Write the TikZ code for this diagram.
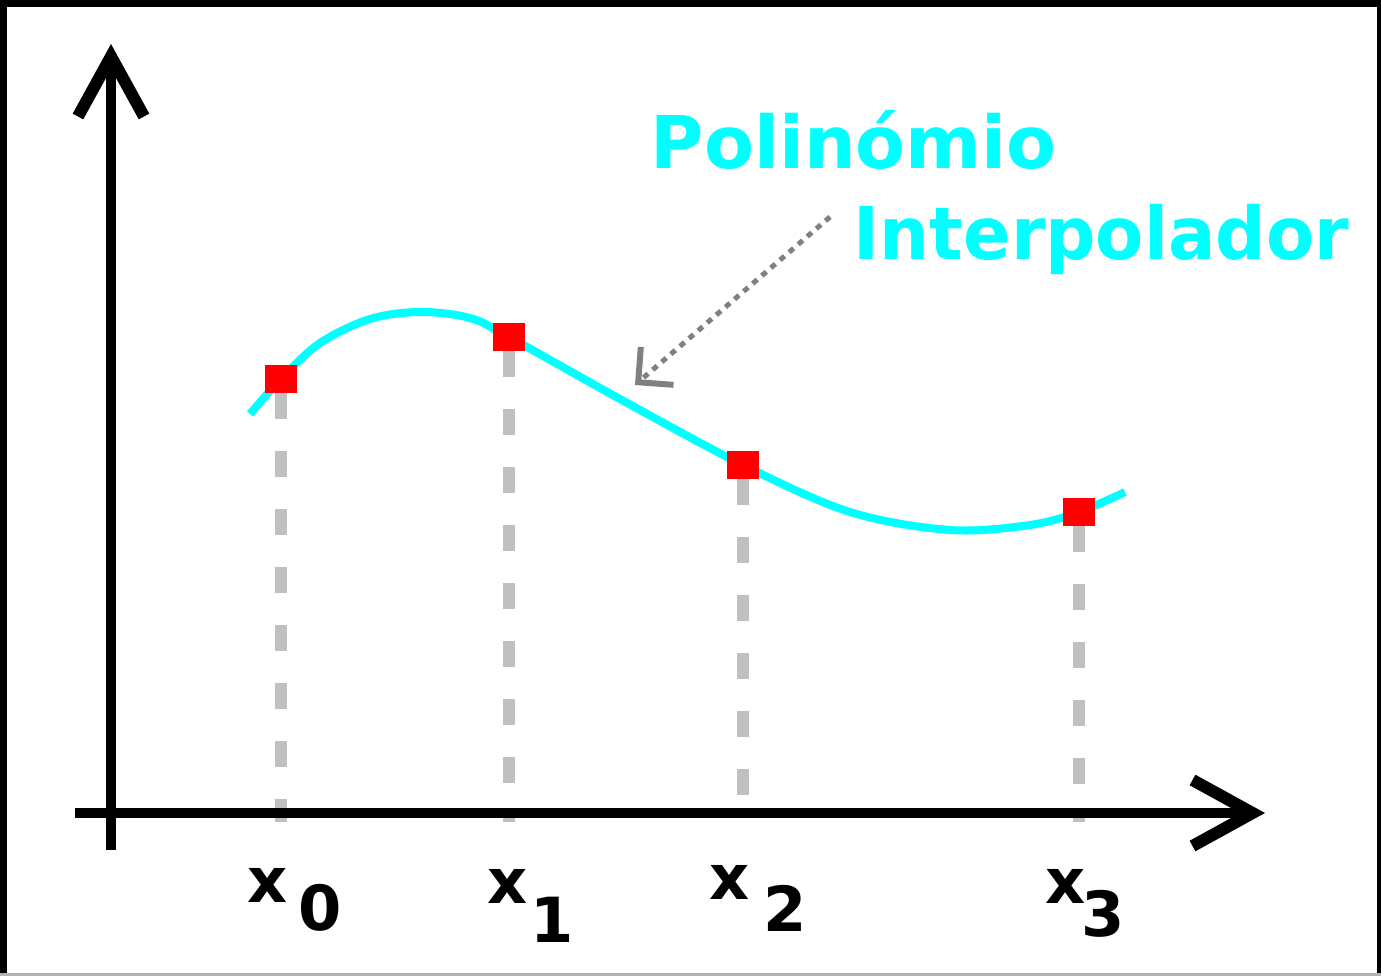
\documentclass[tikz,border=0pt]{standalone}
\usepackage{fontspec}
\setmainfont{DejaVu Sans}
\usepackage{xcolor}
\usetikzlibrary{arrows.meta, positioning, calc}
\definecolor{polycyan}{RGB}{0,255,255}
\definecolor{knotred}{RGB}{255,0,0}
\definecolor{guidegray}{RGB}{192,192,192}
\definecolor{pointgray}{RGB}{128,128,128}

\begin{document}
\begin{tikzpicture}[x=0.01cm, y=-0.01cm,
  axis/.style={line width=0.1cm, -{Straight Barb[length=0.6cm, width=0.66cm, line width=0.12cm]}},
  poly/.style={draw=polycyan, line width=0.08cm},
  knot/.style={fill=knotred, minimum width=0.32cm, minimum height=0.27cm, inner sep=0pt},
  guide/.style={draw=guidegray, line width=0.12cm, dash pattern=on 0.26cm off 0.32cm},
  pointer/.style={draw=pointgray, line width=0.05cm, dash pattern=on 0.06cm off 0.06cm,
                  -{Straight Barb[length=0.25cm, width=0.5cm, line width=0.06cm]}},
  title/.style={font=\fontsize{20.7}{24}\selectfont\bfseries, text=polycyan,
                inner sep=0pt, anchor=base west},
  lbl/.style={font=\fontsize{17.7}{20}\selectfont\bfseries, inner sep=0pt, anchor=base west}]
  \useasboundingbox (0,0) rectangle (1381,976);
  \fill[white] (0,0) rectangle (1381,976);
  % frame
  \fill[black] (0,0) rectangle (7,976);
  \fill[black] (0,0) rectangle (1381,7);
  \fill[black] (1377,0) rectangle (1381,976);
  \fill[black!30] (0,973) rectangle (1381,976);
  % knots
  \node[knot] (p0) at (281,379) {};
  \node[knot] (p1) at (509,337) {};
  \node[knot] (p2) at (743,465) {};
  \node[knot] (p3) at (1079,512) {};
  \coordinate (foot) at (0,822);
  \draw[guide] (p0.south) -- (p0 |- foot);
  \draw[guide] (p1.south) -- (p1 |- foot);
  \draw[guide] (p2.south) -- (p2 |- foot);
  \draw[guide] (p3.south) -- (p3 |- foot);
  % interpolating curve
  \draw[poly] plot[smooth, tension=0.55] coordinates {(250,414) (281,379) (320,343)
    (370,319) (420,312) (470,318) (509,337) (620,399) (743,465) (850,512) (950,530)
    (1030,525) (1079,512) (1125,492)};
  \node[knot] at (p0) {};
  \node[knot] at (p1) {};
  \node[knot] at (p2) {};
  \node[knot] at (p3) {};
  % axes
  \coordinate (ybot) at (111,850);
  \coordinate (ytop) at (111,44);
  \coordinate (xleft) at (75,813);
  \coordinate (xright) at (1265,813);
  \draw[axis] (ybot) -- (ytop);
  \draw[axis] (xleft) -- (xright);
  % abscissae
  \node[lbl] (l0) at (247,902) {x\hspace{0.11cm}\raisebox{-0.28cm}{0}};
  \node[lbl] (l1) at (487,903) {x\hspace{0.03cm}\raisebox{-0.39cm}{1}};
  \node[lbl] (l2) at (709,899) {x\hspace{0.14cm}\raisebox{-0.32cm}{2}};
  \node[lbl] (l3) at (1045,903) {x\hspace{-0.04cm}\raisebox{-0.33cm}{3}};
  % title and pointer
  \node[title] (polin) at (650,169) {Polinómio};
  \node[title] (interp) at (853,260) {\scalebox{0.965}[1]{Interpolador}};
  \coordinate (tgt) at (635,385);
  \draw[pointer] ([shift={(-23,-23)}]interp.west) -- (tgt);
\end{tikzpicture}
\end{document}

———

What you need to do:
Copy out each line word for word, please, skipping the images.

Answer to this exercise:
Write the TikZ code for this diagram.
\documentclass[tikz,border=0pt]{standalone}
\usepackage{fontspec}
\setmainfont{DejaVu Sans}
\usepackage{xcolor}
\usetikzlibrary{arrows.meta, positioning, calc}
\definecolor{polycyan}{RGB}{0,255,255}
\definecolor{knotred}{RGB}{255,0,0}
\definecolor{guidegray}{RGB}{192,192,192}
\definecolor{pointgray}{RGB}{128,128,128}

\begin{document}
\begin{tikzpicture}[x=0.01cm, y=-0.01cm,
  axis/.style={line width=0.1cm, -{Straight Barb[length=0.6cm, width=0.66cm, line width=0.12cm]}},
  poly/.style={draw=polycyan, line width=0.08cm},
  knot/.style={fill=knotred, minimum width=0.32cm, minimum height=0.27cm, inner sep=0pt},
  guide/.style={draw=guidegray, line width=0.12cm, dash pattern=on 0.26cm off 0.32cm},
  pointer/.style={draw=pointgray, line width=0.05cm, dash pattern=on 0.06cm off 0.06cm,
                  -{Straight Barb[length=0.25cm, width=0.5cm, line width=0.06cm]}},
  title/.style={font=\fontsize{20.7}{24}\selectfont\bfseries, text=polycyan,
                inner sep=0pt, anchor=base west},
  lbl/.style={font=\fontsize{17.7}{20}\selectfont\bfseries, inner sep=0pt, anchor=base west}]
  \useasboundingbox (0,0) rectangle (1381,976);
  \fill[white] (0,0) rectangle (1381,976);
  % frame
  \fill[black] (0,0) rectangle (7,976);
  \fill[black] (0,0) rectangle (1381,7);
  \fill[black] (1377,0) rectangle (1381,976);
  \fill[black!30] (0,973) rectangle (1381,976);
  % knots
  \node[knot] (p0) at (281,379) {};
  \node[knot] (p1) at (509,337) {};
  \node[knot] (p2) at (743,465) {};
  \node[knot] (p3) at (1079,512) {};
  \coordinate (foot) at (0,822);
  \draw[guide] (p0.south) -- (p0 |- foot);
  \draw[guide] (p1.south) -- (p1 |- foot);
  \draw[guide] (p2.south) -- (p2 |- foot);
  \draw[guide] (p3.south) -- (p3 |- foot);
  % interpolating curve
  \draw[poly] plot[smooth, tension=0.55] coordinates {(250,414) (281,379) (320,343)
    (370,319) (420,312) (470,318) (509,337) (620,399) (743,465) (850,512) (950,530)
    (1030,525) (1079,512) (1125,492)};
  \node[knot] at (p0) {};
  \node[knot] at (p1) {};
  \node[knot] at (p2) {};
  \node[knot] at (p3) {};
  % axes
  \coordinate (ybot) at (111,850);
  \coordinate (ytop) at (111,44);
  \coordinate (xleft) at (75,813);
  \coordinate (xright) at (1265,813);
  \draw[axis] (ybot) -- (ytop);
  \draw[axis] (xleft) -- (xright);
  % abscissae
  \node[lbl] (l0) at (247,902) {x\hspace{0.11cm}\raisebox{-0.28cm}{0}};
  \node[lbl] (l1) at (487,903) {x\hspace{0.03cm}\raisebox{-0.39cm}{1}};
  \node[lbl] (l2) at (709,899) {x\hspace{0.14cm}\raisebox{-0.32cm}{2}};
  \node[lbl] (l3) at (1045,903) {x\hspace{-0.04cm}\raisebox{-0.33cm}{3}};
  % title and pointer
  \node[title] (polin) at (650,169) {Polinómio};
  \node[title] (interp) at (853,260) {\scalebox{0.965}[1]{Interpolador}};
  \coordinate (tgt) at (635,385);
  \draw[pointer] ([shift={(-23,-23)}]interp.west) -- (tgt);
\end{tikzpicture}
\end{document}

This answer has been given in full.